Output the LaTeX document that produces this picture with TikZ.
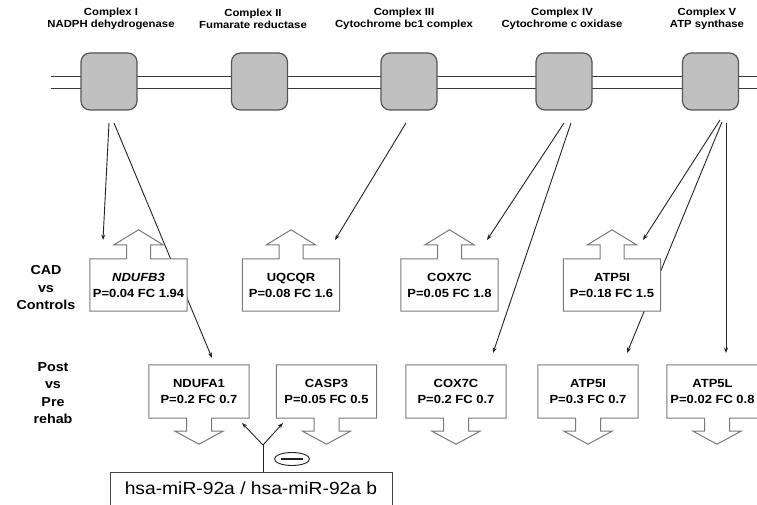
\documentclass[tikz,border=0pt]{standalone}
\usepackage{fontspec}
\setmainfont{Liberation Sans}[FakeStretch=1.1]
\usetikzlibrary{arrows.meta,shapes.geometric}
\pgfdeclarelayer{back}\pgfdeclarelayer{mid}\pgfsetlayers{back,mid,main}
\definecolor{ink}{HTML}{222222}
\definecolor{cplxfill}{HTML}{C0C0C0}
\definecolor{cplxline}{HTML}{555555}
\definecolor{boxline}{HTML}{7A7A7A}
\newcommand{\UpOutline}[1]{%
 \path[geneoutline] (#1.south west) -- (#1.north west) -- ([xshift=-12pt]#1.north) -- ([xshift=-12pt,yshift=14pt]#1.north) -- ([xshift=-24.5pt,yshift=14pt]#1.north) -- ([yshift=29pt]#1.north) -- ([xshift=24.5pt,yshift=14pt]#1.north) -- ([xshift=12pt,yshift=14pt]#1.north) -- ([xshift=12pt]#1.north) -- (#1.north east) -- (#1.south east) -- cycle;}
\newcommand{\DownOutline}[1]{%
 \path[geneoutline] (#1.north west) -- (#1.south west) -- ([xshift=-12.5pt]#1.south) -- ([xshift=-12.5pt,yshift=-13pt]#1.south) -- ([xshift=-24pt,yshift=-13pt]#1.south) -- ([yshift=-26pt]#1.south) -- ([xshift=24pt,yshift=-13pt]#1.south) -- ([xshift=12.5pt,yshift=-13pt]#1.south) -- ([xshift=12.5pt]#1.south) -- (#1.south east) -- (#1.north east) -- cycle;}
\begin{document}
\begin{tikzpicture}[x=1pt,y=-1pt,
 complexbox/.style={draw=cplxline,fill=cplxfill,line width=1.2pt,rounded corners=9pt,minimum width=56pt,minimum height=57pt,inner sep=0pt},
 titletext/.style={font=\fontsize{10.3}{12.5}\selectfont\bfseries,align=center,inner sep=0pt},
 sidetext/.style={font=\fontsize{13}{17.5}\selectfont\bfseries,align=center,inner sep=0pt},
 genebox/.style={font=\fontsize{11.8}{16}\selectfont\bfseries,align=center,inner sep=0pt},
 upgene/.style={genebox,minimum width=97pt,minimum height=52pt},
 downgene/.style={genebox,minimum width=100pt,minimum height=53pt},
 geneoutline/.style={draw=boxline,fill=white,line width=1pt},
 membrane/.style={draw=ink!90,line width=1pt},
 link/.style={draw=ink,line width=0.9pt,-{Stealth[length=5.5pt,width=4pt]}},
]
\useasboundingbox (0,0) rectangle (757,505);

% complexes
\node[complexbox] (c1) at (109,81.5) {};
\node[complexbox] (c2) at (259.5,81.5) {};
\node[complexbox] (c3) at (409,81.5) {};
\node[complexbox] (c4) at (564,81.5) {};
\node[complexbox] (c5) at (710.5,81.5) {};

% titles
\node[titletext] (t1) at (111,19) {Complex I\\NADPH dehydrogenase};
\node[titletext] (t2) at (253,19) {Complex II\\Fumarate reductase};
\node[titletext] (t3) at (404,19) {Complex III\\Cytochrome bc1 complex};
\node[titletext] (t4) at (562,19) {Complex IV\\Cytochrome c oxidase};
\node[titletext] (t5) at (707,19) {Complex V\\ATP synthase};

% side labels
\node[sidetext] (cad) at (46,288) {CAD\\vs\\Controls};
\node[sidetext] (post) at (53,393) {Post\\vs\\Pre\\rehab};

% gene boxes, CAD vs controls
\node[upgene] (ndufb3) at (138.5,285) {\textit{NDUFB3}\\P=0.04 FC 1.94};
\node[upgene] (uqcqr) at (291,285) {UQCQR\\P=0.08 FC 1.6};
\node[upgene] (coxa) at (449.5,285) {COX7C\\P=0.05 FC 1.8};
\node[upgene] (atpa) at (612,285) {ATP5I\\P=0.18 FC 1.5};

% gene boxes, post vs pre rehab
\node[downgene] (ndufa1) at (199,391.5) {NDUFA1\\P=0.2 FC 0.7};
\node[downgene] (casp3) at (326.5,391.5) {CASP3\\P=0.05 FC 0.5};
\node[downgene] (coxb) at (456,391.5) {COX7C\\P=0.2 FC 0.7};
\node[downgene] (atpb) at (588,391.5) {ATP5I\\P=0.3 FC 0.7};
\node[downgene] (atpl) at (717,391.5) {};
\node[genebox] (atpltext) at (712.5,391.5) {ATP5L\\P=0.02 FC 0.8};

% microRNA box and inhibition sign
\node[draw=ink!85,line width=1pt,anchor=north,minimum width=282pt,inner xsep=0pt,inner ysep=9pt,text depth=20pt,
      font=\fontsize{17.5}{20}\selectfont] (hsa) at (251,472) {hsa-miR-92a / hsa-miR-92a b};
\node[ellipse,draw=ink,line width=0.9pt,minimum width=35pt,minimum height=13pt,inner sep=0pt] (minus) at (292,459)
      {\color{ink}\rule{22pt}{2.5pt}};

% connector end points
\coordinate (s1a) at (109,123); \coordinate (s1b) at (114,123);
\coordinate (s3) at (406,123);
\coordinate (s4a) at (564,123); \coordinate (s4b) at (571,123);
\coordinate (s5a) at (720,120); \coordinate (s5b) at (722,122); \coordinate (s5c) at (726,123);
\coordinate (e1a) at (103,240); \coordinate (e1b) at (212,358);
\coordinate (e3) at (335,240);
\coordinate (e4a) at (487,240); \coordinate (e4b) at (493,353);
\coordinate (e5a) at (643,240); \coordinate (e5b) at (627,353); \coordinate (e5c) at (726,353);
\coordinate (yj) at (263,445);
\coordinate (ya) at (242,423); \coordinate (yb) at (283,423);

\begin{pgfonlayer}{back}
 \draw[membrane] (51,77) -- (757,77);
 \draw[membrane] (51,89) -- (757,89);
 \draw[link] (s1a) -- (e1a);
 \draw[link] (s1b) -- (e1b);
 \draw[link] (s3) -- (e3);
 \draw[link] (s4a) -- (e4a);
 \draw[link] (s4b) -- (e4b);
 \draw[link] (s5a) -- (e5a);
 \draw[link] (s5b) -- (e5b);
 \draw[link] (s5c) -- (e5c);
 \draw[draw=ink,line width=0.9pt] (yj |- hsa.north) -- (yj);
 \draw[link] (yj) -- (ya);
 \draw[link] (yj) -- (yb);
\end{pgfonlayer}

\begin{pgfonlayer}{mid}
 \UpOutline{ndufb3}
 \UpOutline{uqcqr}
 \UpOutline{coxa}
 \UpOutline{atpa}
 \DownOutline{ndufa1}
 \DownOutline{casp3}
 \DownOutline{coxb}
 \DownOutline{atpb}
 \DownOutline{atpl}
\end{pgfonlayer}
\end{tikzpicture}
\end{document}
========
# [INSTRUCTIONS TO FOLLOW]
Without the pictures, transcribe the listing above exactly.

# [EXERCISE OUTPUT]
Output the LaTeX document that produces this picture with TikZ.
\documentclass[tikz,border=0pt]{standalone}
\usepackage{fontspec}
\setmainfont{Liberation Sans}[FakeStretch=1.1]
\usetikzlibrary{arrows.meta,shapes.geometric}
\pgfdeclarelayer{back}\pgfdeclarelayer{mid}\pgfsetlayers{back,mid,main}
\definecolor{ink}{HTML}{222222}
\definecolor{cplxfill}{HTML}{C0C0C0}
\definecolor{cplxline}{HTML}{555555}
\definecolor{boxline}{HTML}{7A7A7A}
\newcommand{\UpOutline}[1]{%
 \path[geneoutline] (#1.south west) -- (#1.north west) -- ([xshift=-12pt]#1.north) -- ([xshift=-12pt,yshift=14pt]#1.north) -- ([xshift=-24.5pt,yshift=14pt]#1.north) -- ([yshift=29pt]#1.north) -- ([xshift=24.5pt,yshift=14pt]#1.north) -- ([xshift=12pt,yshift=14pt]#1.north) -- ([xshift=12pt]#1.north) -- (#1.north east) -- (#1.south east) -- cycle;}
\newcommand{\DownOutline}[1]{%
 \path[geneoutline] (#1.north west) -- (#1.south west) -- ([xshift=-12.5pt]#1.south) -- ([xshift=-12.5pt,yshift=-13pt]#1.south) -- ([xshift=-24pt,yshift=-13pt]#1.south) -- ([yshift=-26pt]#1.south) -- ([xshift=24pt,yshift=-13pt]#1.south) -- ([xshift=12.5pt,yshift=-13pt]#1.south) -- ([xshift=12.5pt]#1.south) -- (#1.south east) -- (#1.north east) -- cycle;}
\begin{document}
\begin{tikzpicture}[x=1pt,y=-1pt,
 complexbox/.style={draw=cplxline,fill=cplxfill,line width=1.2pt,rounded corners=9pt,minimum width=56pt,minimum height=57pt,inner sep=0pt},
 titletext/.style={font=\fontsize{10.3}{12.5}\selectfont\bfseries,align=center,inner sep=0pt},
 sidetext/.style={font=\fontsize{13}{17.5}\selectfont\bfseries,align=center,inner sep=0pt},
 genebox/.style={font=\fontsize{11.8}{16}\selectfont\bfseries,align=center,inner sep=0pt},
 upgene/.style={genebox,minimum width=97pt,minimum height=52pt},
 downgene/.style={genebox,minimum width=100pt,minimum height=53pt},
 geneoutline/.style={draw=boxline,fill=white,line width=1pt},
 membrane/.style={draw=ink!90,line width=1pt},
 link/.style={draw=ink,line width=0.9pt,-{Stealth[length=5.5pt,width=4pt]}},
]
\useasboundingbox (0,0) rectangle (757,505);

% complexes
\node[complexbox] (c1) at (109,81.5) {};
\node[complexbox] (c2) at (259.5,81.5) {};
\node[complexbox] (c3) at (409,81.5) {};
\node[complexbox] (c4) at (564,81.5) {};
\node[complexbox] (c5) at (710.5,81.5) {};

% titles
\node[titletext] (t1) at (111,19) {Complex I\\NADPH dehydrogenase};
\node[titletext] (t2) at (253,19) {Complex II\\Fumarate reductase};
\node[titletext] (t3) at (404,19) {Complex III\\Cytochrome bc1 complex};
\node[titletext] (t4) at (562,19) {Complex IV\\Cytochrome c oxidase};
\node[titletext] (t5) at (707,19) {Complex V\\ATP synthase};

% side labels
\node[sidetext] (cad) at (46,288) {CAD\\vs\\Controls};
\node[sidetext] (post) at (53,393) {Post\\vs\\Pre\\rehab};

% gene boxes, CAD vs controls
\node[upgene] (ndufb3) at (138.5,285) {\textit{NDUFB3}\\P=0.04 FC 1.94};
\node[upgene] (uqcqr) at (291,285) {UQCQR\\P=0.08 FC 1.6};
\node[upgene] (coxa) at (449.5,285) {COX7C\\P=0.05 FC 1.8};
\node[upgene] (atpa) at (612,285) {ATP5I\\P=0.18 FC 1.5};

% gene boxes, post vs pre rehab
\node[downgene] (ndufa1) at (199,391.5) {NDUFA1\\P=0.2 FC 0.7};
\node[downgene] (casp3) at (326.5,391.5) {CASP3\\P=0.05 FC 0.5};
\node[downgene] (coxb) at (456,391.5) {COX7C\\P=0.2 FC 0.7};
\node[downgene] (atpb) at (588,391.5) {ATP5I\\P=0.3 FC 0.7};
\node[downgene] (atpl) at (717,391.5) {};
\node[genebox] (atpltext) at (712.5,391.5) {ATP5L\\P=0.02 FC 0.8};

% microRNA box and inhibition sign
\node[draw=ink!85,line width=1pt,anchor=north,minimum width=282pt,inner xsep=0pt,inner ysep=9pt,text depth=20pt,
      font=\fontsize{17.5}{20}\selectfont] (hsa) at (251,472) {hsa-miR-92a / hsa-miR-92a b};
\node[ellipse,draw=ink,line width=0.9pt,minimum width=35pt,minimum height=13pt,inner sep=0pt] (minus) at (292,459)
      {\color{ink}\rule{22pt}{2.5pt}};

% connector end points
\coordinate (s1a) at (109,123); \coordinate (s1b) at (114,123);
\coordinate (s3) at (406,123);
\coordinate (s4a) at (564,123); \coordinate (s4b) at (571,123);
\coordinate (s5a) at (720,120); \coordinate (s5b) at (722,122); \coordinate (s5c) at (726,123);
\coordinate (e1a) at (103,240); \coordinate (e1b) at (212,358);
\coordinate (e3) at (335,240);
\coordinate (e4a) at (487,240); \coordinate (e4b) at (493,353);
\coordinate (e5a) at (643,240); \coordinate (e5b) at (627,353); \coordinate (e5c) at (726,353);
\coordinate (yj) at (263,445);
\coordinate (ya) at (242,423); \coordinate (yb) at (283,423);

\begin{pgfonlayer}{back}
 \draw[membrane] (51,77) -- (757,77);
 \draw[membrane] (51,89) -- (757,89);
 \draw[link] (s1a) -- (e1a);
 \draw[link] (s1b) -- (e1b);
 \draw[link] (s3) -- (e3);
 \draw[link] (s4a) -- (e4a);
 \draw[link] (s4b) -- (e4b);
 \draw[link] (s5a) -- (e5a);
 \draw[link] (s5b) -- (e5b);
 \draw[link] (s5c) -- (e5c);
 \draw[draw=ink,line width=0.9pt] (yj |- hsa.north) -- (yj);
 \draw[link] (yj) -- (ya);
 \draw[link] (yj) -- (yb);
\end{pgfonlayer}

\begin{pgfonlayer}{mid}
 \UpOutline{ndufb3}
 \UpOutline{uqcqr}
 \UpOutline{coxa}
 \UpOutline{atpa}
 \DownOutline{ndufa1}
 \DownOutline{casp3}
 \DownOutline{coxb}
 \DownOutline{atpb}
 \DownOutline{atpl}
\end{pgfonlayer}
\end{tikzpicture}
\end{document}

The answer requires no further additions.